The task is to implement the method described in this paper: https://engineering.purdue.edu/~qobi/papers/popl2007a.pdf

A method is presented for computing all higher-order partial derivatives of a multivariate function R^n → R. This method works by evaluating the function under a nonstandard interpretation, lifting reals to multivariate power series. Multivariate power series, with potentially an infinite number of terms with nonzero coefficients, are represented using a lazy data structure constructed out of linear terms. A complete implementation of this method in SCHEME is presented, along with a straightforward exposition, based on Taylor expansions, of the method’s correctness.

And THEN to figure out how to expose this behavior inside the D operator as it exists currently.

References

• Here is a presentation from Mu Wang on how to take advantage of symmetries in reverse mode: "Reverse Hessian Algorithm With Preaccumulation"
• Another Mu Wang paper, "Capitalizing on live variables: new algorithms forefficient Hessian computation via automatic differentiation"
• Mu Wang’s ReverseAD software based on his thesis: https://github.com/wangmu0701/ReverseAD
• Poster from the Matthew Johnson paper on taylor-mode in JAX
• Associated paper from Matthew Johnson, with a blistering review (and great references!) from Siskind: "Taylor-Mode Automatic Differentiation for Higher-Order Derivatives in JAX"
• here's a recent Master's thesis that implements the higher-order derivatives using symbolics.jl, we could copy this approach

[sritchie]

Here was the exploration that led to Siskind pointing us to the paper above:

A friend and I were fiddling around with nth-order symbolic derivatives, trying to figure out how to speed things up by interleaving a simplification step between each derivative.

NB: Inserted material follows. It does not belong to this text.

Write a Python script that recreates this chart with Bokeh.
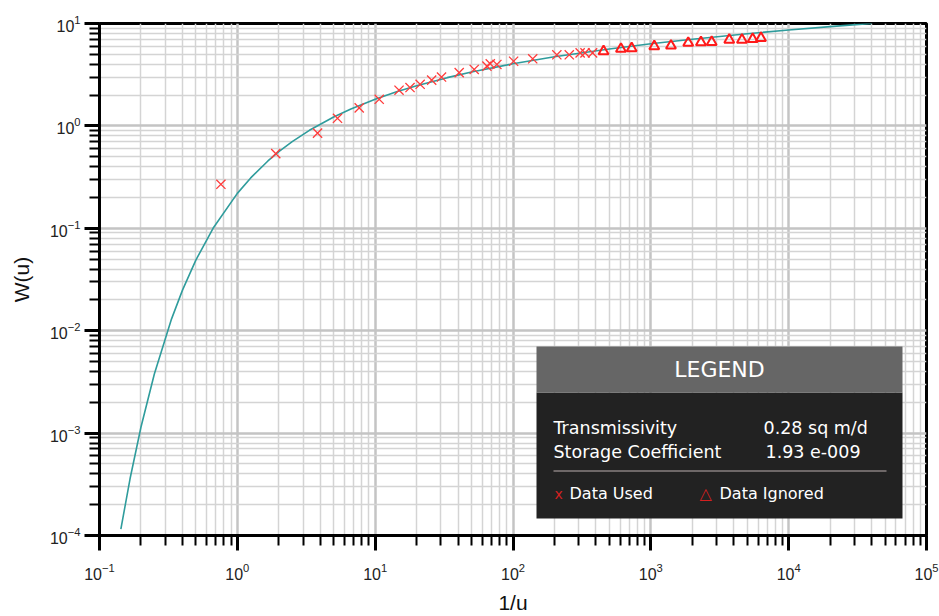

It didn't help much, and the reason became clear when I removed the EXTRACT-DX-PART call from the derivative routine. For an nth order derivative (n=3D=3D3 here):

(let ((f (literal-function 'f)))
  (((expt D 3) f) 'x))

The differential object's term list has an entry for every element of the power set of (IOTA N)... and there is a bunch of repeated work! Every k-th derivative, for k <=3D n is calculated k-choose-n times, because of course every tag refers to the smae function:

[[[]            (f x)]
 [[123]         ((D f) x)]
 [[124]         ((D f) x)]
 [[125]         ((D f) x)]
 [[123 124]     (((expt D 2) f) x)]
 [[123 125]     (((expt D 2) f) x)]
 [[124 125]     (((expt D 2) f) x)]
 [[123 124 125] (((expt D 3) f) x)]]

The puzzle is =E2=80=94 how to skip all of the duplicates? I have some thou= ghts and some ideas that failed that we can talk about next time we chat, if this is interesting. It would be nice to get an exponential speedup here.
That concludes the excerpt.